> _What to do_:
Lines from the one containing "Recreate this image" to the one containing "ha=ha, va=va, fontsize=fs, color='#111111')", both lines included, are to be extracted exactly from the data below; pictures are excluded.

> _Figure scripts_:
--- START ---

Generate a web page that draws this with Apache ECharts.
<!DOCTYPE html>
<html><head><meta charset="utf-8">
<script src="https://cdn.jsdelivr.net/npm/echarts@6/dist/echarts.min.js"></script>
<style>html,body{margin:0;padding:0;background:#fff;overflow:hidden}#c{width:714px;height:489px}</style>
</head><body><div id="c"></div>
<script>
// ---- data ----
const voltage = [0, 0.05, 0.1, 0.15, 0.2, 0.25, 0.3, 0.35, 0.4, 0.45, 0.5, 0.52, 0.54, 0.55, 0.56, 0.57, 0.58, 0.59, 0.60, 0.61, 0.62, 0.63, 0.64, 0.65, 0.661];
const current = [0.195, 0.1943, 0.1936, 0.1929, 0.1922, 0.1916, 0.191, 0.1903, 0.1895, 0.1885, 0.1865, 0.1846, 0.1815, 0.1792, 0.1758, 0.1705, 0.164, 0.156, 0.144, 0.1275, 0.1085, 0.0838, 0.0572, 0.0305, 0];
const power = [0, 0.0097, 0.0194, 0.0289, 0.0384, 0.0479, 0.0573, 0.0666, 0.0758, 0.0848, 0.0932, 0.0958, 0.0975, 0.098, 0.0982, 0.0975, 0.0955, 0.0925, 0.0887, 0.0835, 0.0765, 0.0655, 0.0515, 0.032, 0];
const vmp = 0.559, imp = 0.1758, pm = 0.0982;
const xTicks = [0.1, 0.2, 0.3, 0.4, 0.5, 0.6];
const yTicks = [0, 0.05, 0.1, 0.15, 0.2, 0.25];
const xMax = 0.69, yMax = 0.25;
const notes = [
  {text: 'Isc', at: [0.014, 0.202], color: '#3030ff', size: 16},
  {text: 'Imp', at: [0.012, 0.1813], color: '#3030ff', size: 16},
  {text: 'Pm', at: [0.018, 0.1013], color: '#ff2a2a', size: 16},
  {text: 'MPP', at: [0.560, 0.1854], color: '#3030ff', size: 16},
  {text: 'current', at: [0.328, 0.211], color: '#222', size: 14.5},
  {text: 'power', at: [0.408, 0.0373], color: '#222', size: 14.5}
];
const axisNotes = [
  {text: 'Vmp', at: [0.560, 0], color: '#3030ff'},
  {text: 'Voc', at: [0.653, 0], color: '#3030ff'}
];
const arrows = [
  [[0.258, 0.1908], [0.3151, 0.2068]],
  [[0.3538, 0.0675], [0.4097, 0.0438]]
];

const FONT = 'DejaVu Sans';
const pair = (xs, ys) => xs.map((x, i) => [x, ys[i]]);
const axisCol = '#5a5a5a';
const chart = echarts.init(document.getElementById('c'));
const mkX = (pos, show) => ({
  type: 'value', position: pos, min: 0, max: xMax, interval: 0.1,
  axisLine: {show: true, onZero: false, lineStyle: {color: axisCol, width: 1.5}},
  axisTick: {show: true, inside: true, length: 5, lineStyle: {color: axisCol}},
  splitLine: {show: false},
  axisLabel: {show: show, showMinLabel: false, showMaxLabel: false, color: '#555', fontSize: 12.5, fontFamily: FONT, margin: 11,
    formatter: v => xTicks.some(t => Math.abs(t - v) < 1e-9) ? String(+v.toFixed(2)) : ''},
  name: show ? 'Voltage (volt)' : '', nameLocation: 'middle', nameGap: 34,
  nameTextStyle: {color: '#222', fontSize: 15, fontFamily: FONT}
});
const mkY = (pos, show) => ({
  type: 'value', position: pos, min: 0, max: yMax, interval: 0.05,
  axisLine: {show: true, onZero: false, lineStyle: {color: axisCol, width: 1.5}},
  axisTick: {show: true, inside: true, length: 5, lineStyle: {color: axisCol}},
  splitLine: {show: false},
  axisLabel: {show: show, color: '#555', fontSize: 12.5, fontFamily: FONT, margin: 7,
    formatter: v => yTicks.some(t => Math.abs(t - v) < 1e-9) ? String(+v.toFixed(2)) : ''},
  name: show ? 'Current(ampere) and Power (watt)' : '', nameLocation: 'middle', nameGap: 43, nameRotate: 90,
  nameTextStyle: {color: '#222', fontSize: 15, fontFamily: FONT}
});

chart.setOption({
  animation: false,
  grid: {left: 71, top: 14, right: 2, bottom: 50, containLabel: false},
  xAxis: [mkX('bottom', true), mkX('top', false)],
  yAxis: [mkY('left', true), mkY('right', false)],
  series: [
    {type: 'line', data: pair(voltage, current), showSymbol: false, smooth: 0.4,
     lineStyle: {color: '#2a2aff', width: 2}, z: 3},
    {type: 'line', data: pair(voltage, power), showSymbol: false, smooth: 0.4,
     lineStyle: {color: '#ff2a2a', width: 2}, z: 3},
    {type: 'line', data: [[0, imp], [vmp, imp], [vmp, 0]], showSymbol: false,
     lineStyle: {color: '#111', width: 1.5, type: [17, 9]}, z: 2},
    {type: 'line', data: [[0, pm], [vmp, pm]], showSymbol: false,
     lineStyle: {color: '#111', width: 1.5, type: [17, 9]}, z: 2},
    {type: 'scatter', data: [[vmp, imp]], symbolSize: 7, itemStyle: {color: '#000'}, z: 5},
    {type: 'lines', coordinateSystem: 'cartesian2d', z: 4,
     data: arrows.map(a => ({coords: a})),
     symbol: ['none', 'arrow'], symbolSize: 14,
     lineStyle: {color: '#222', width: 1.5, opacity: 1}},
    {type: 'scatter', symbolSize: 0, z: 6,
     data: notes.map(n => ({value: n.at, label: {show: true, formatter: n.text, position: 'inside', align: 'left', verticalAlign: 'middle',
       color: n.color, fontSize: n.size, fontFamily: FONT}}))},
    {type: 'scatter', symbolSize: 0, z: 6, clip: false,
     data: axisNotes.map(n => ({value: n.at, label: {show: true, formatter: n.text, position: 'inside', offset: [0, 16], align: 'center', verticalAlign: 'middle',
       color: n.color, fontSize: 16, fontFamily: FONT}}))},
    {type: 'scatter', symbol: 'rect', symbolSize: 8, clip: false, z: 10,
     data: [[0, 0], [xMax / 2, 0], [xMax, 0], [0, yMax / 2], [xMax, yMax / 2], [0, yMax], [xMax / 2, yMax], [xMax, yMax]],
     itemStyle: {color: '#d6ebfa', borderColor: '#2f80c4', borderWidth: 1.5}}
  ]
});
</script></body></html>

--- END ---
--- START ---

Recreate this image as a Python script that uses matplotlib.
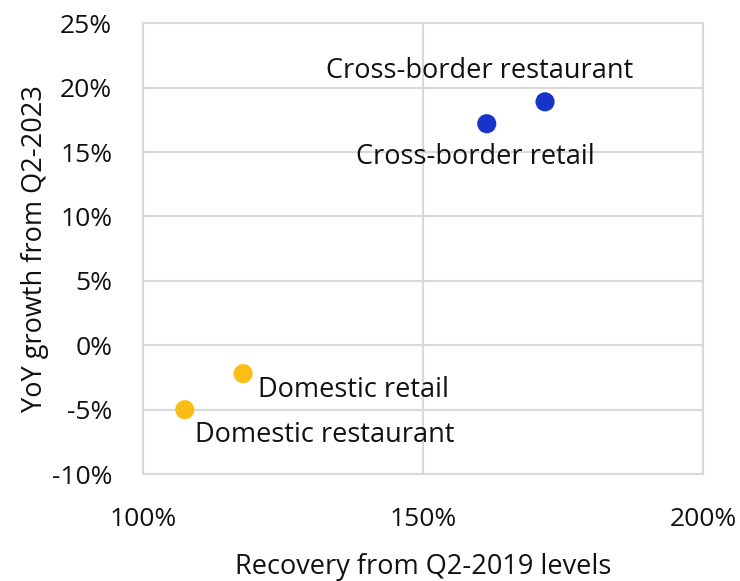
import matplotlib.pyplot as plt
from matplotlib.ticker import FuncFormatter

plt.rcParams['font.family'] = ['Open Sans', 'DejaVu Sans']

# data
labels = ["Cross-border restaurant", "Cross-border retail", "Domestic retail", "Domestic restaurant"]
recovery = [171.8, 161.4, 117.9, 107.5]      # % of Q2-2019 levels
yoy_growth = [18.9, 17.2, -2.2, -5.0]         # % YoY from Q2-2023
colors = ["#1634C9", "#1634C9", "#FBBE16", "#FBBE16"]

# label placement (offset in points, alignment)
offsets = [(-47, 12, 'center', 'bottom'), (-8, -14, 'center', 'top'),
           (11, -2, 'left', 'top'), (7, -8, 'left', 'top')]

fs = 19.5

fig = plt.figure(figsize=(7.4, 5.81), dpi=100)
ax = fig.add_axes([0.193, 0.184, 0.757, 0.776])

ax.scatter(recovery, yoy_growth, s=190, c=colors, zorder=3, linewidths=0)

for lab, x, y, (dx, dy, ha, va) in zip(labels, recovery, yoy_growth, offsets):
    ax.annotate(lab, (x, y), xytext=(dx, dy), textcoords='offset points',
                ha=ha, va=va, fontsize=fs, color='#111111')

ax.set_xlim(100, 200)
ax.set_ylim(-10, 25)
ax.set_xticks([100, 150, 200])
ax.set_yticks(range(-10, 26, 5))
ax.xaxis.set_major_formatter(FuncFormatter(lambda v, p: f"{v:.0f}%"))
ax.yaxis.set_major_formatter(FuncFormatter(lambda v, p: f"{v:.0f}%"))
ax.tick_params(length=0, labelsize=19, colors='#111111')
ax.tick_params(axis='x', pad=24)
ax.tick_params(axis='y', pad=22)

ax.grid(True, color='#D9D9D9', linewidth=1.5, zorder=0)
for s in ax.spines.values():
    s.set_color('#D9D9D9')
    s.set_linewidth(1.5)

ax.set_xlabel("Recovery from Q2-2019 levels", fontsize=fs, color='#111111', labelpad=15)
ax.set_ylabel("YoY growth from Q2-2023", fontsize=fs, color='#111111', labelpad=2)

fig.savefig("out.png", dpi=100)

--- END ---
--- START ---

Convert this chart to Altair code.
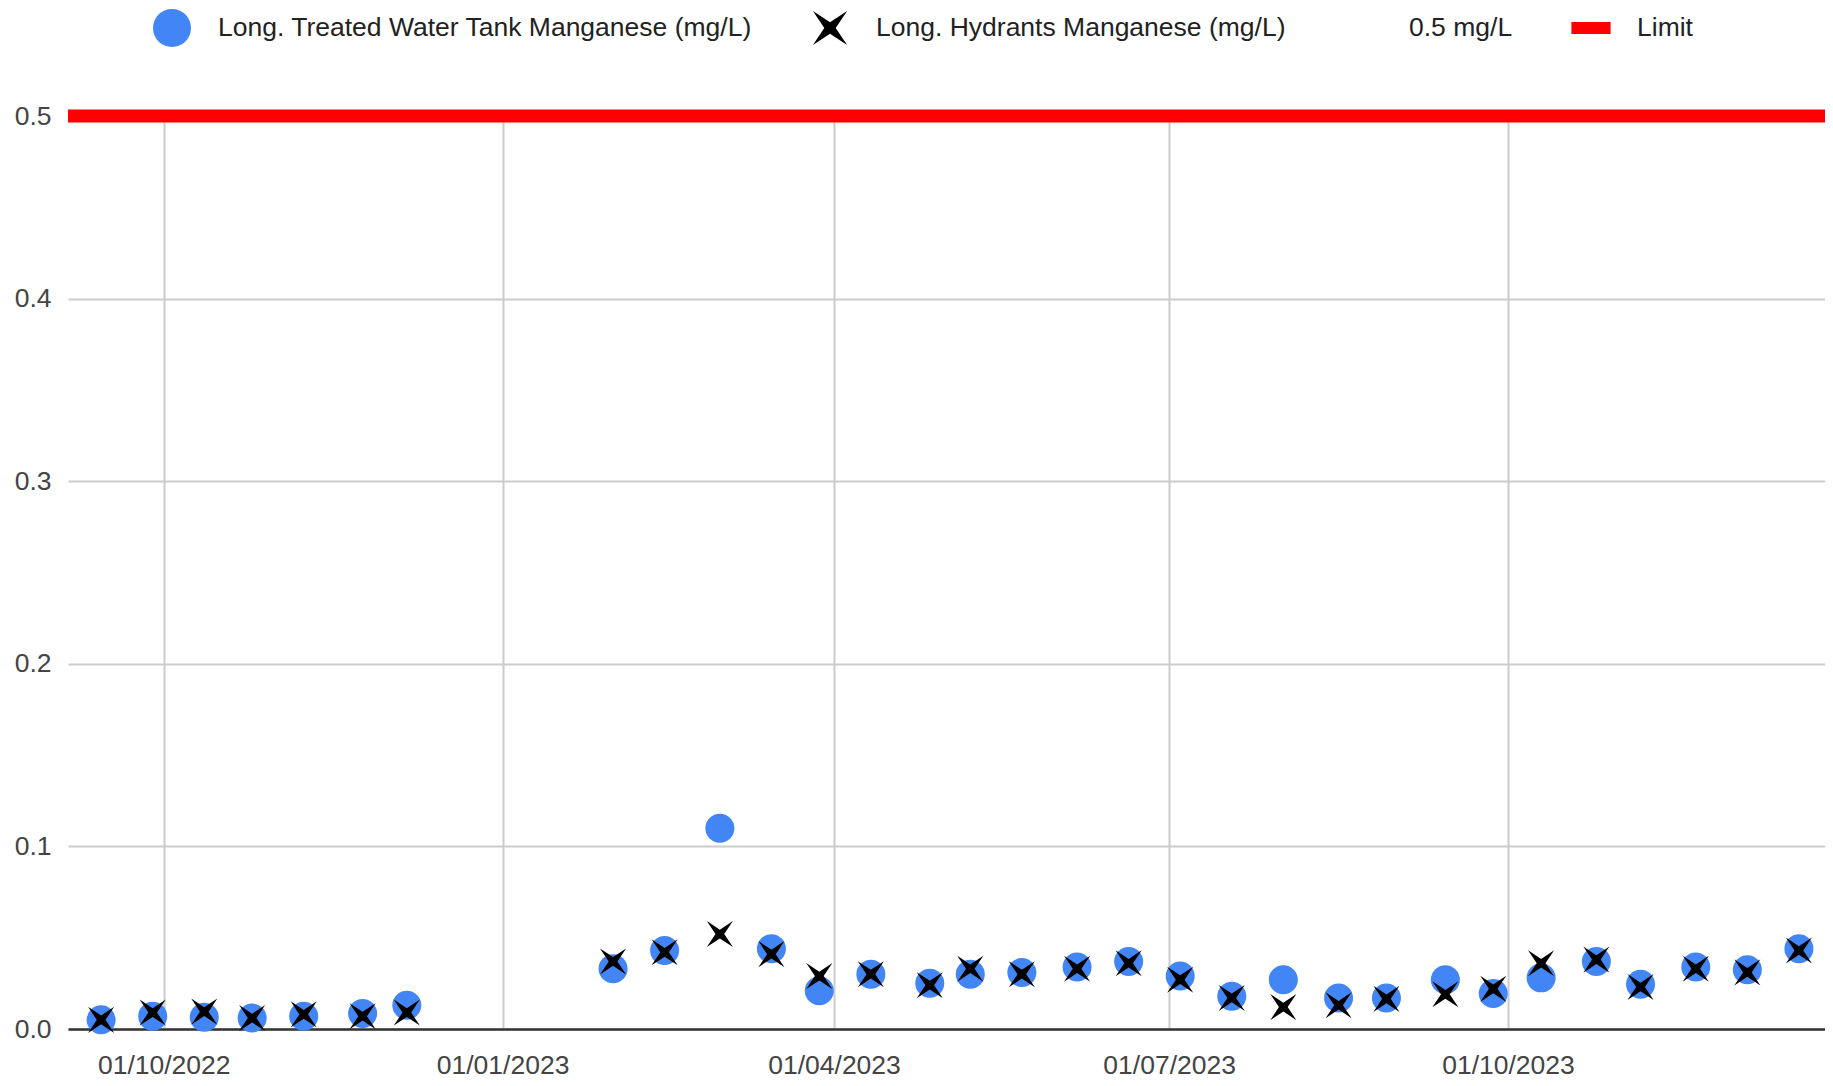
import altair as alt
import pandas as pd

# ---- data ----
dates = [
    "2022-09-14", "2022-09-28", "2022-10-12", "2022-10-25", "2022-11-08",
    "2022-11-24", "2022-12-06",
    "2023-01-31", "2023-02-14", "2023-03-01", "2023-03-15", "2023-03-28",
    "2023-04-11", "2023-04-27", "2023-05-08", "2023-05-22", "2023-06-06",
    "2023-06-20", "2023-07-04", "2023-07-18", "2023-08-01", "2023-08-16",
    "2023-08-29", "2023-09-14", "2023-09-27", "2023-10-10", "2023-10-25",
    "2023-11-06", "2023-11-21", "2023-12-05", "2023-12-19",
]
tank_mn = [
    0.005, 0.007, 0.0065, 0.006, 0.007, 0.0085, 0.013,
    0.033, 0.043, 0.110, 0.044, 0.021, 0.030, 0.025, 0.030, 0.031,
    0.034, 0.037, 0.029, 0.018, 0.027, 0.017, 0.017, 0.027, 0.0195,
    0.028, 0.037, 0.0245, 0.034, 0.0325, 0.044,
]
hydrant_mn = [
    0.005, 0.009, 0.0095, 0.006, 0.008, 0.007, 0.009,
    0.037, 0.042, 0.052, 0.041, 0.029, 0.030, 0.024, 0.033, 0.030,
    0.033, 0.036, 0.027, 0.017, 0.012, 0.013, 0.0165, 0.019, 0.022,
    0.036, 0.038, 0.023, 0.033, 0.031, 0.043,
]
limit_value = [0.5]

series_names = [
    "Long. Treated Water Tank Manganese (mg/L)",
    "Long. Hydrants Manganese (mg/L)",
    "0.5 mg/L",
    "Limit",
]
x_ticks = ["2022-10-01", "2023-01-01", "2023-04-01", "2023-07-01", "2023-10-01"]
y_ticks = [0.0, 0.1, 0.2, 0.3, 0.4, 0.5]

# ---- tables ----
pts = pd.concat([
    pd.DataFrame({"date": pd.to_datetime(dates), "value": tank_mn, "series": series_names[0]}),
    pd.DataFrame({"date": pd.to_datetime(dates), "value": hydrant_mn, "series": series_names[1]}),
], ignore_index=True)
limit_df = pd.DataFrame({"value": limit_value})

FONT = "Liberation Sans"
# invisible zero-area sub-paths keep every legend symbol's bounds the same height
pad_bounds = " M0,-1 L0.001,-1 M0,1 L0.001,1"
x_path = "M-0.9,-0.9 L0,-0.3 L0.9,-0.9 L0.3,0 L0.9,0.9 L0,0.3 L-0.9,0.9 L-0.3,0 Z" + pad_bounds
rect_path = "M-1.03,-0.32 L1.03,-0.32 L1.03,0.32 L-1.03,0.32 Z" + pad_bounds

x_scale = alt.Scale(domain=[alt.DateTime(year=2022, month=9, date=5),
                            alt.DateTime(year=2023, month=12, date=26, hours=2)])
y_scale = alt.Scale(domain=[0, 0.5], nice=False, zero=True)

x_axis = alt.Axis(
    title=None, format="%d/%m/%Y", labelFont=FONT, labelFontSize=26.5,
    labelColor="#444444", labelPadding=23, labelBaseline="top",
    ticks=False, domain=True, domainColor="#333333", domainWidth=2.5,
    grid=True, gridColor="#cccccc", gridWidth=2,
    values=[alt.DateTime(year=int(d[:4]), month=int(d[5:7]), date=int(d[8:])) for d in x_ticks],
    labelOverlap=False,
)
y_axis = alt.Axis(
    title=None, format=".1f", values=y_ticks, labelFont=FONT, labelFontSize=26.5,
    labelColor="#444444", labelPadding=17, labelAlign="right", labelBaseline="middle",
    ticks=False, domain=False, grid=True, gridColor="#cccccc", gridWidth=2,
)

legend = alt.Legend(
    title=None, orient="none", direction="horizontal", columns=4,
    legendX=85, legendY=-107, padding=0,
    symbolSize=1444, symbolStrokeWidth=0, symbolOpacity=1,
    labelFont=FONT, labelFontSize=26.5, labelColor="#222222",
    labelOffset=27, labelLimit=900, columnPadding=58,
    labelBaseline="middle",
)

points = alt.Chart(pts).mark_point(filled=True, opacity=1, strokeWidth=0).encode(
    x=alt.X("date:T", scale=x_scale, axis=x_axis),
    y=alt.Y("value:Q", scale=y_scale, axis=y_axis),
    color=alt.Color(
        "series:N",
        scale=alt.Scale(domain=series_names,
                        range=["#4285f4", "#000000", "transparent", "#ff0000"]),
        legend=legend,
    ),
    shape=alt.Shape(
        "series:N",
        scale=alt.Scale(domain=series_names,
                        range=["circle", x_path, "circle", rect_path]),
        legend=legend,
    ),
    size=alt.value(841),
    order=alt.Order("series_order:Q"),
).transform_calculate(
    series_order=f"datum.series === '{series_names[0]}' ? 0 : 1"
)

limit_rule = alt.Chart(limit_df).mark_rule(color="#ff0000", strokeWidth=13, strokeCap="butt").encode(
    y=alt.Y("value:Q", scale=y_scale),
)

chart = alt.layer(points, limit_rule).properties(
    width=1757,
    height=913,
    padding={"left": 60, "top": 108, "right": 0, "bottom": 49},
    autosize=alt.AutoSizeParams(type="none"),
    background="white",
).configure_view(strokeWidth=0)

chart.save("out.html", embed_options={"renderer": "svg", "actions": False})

--- END ---

> _Output of the task_:
Recreate this image as a Python script that uses matplotlib.
import matplotlib.pyplot as plt
from matplotlib.ticker import FuncFormatter

plt.rcParams['font.family'] = ['Open Sans', 'DejaVu Sans']

# data
labels = ["Cross-border restaurant", "Cross-border retail", "Domestic retail", "Domestic restaurant"]
recovery = [171.8, 161.4, 117.9, 107.5]      # % of Q2-2019 levels
yoy_growth = [18.9, 17.2, -2.2, -5.0]         # % YoY from Q2-2023
colors = ["#1634C9", "#1634C9", "#FBBE16", "#FBBE16"]

# label placement (offset in points, alignment)
offsets = [(-47, 12, 'center', 'bottom'), (-8, -14, 'center', 'top'),
           (11, -2, 'left', 'top'), (7, -8, 'left', 'top')]

fs = 19.5

fig = plt.figure(figsize=(7.4, 5.81), dpi=100)
ax = fig.add_axes([0.193, 0.184, 0.757, 0.776])

ax.scatter(recovery, yoy_growth, s=190, c=colors, zorder=3, linewidths=0)

for lab, x, y, (dx, dy, ha, va) in zip(labels, recovery, yoy_growth, offsets):
    ax.annotate(lab, (x, y), xytext=(dx, dy), textcoords='offset points',
                ha=ha, va=va, fontsize=fs, color='#111111')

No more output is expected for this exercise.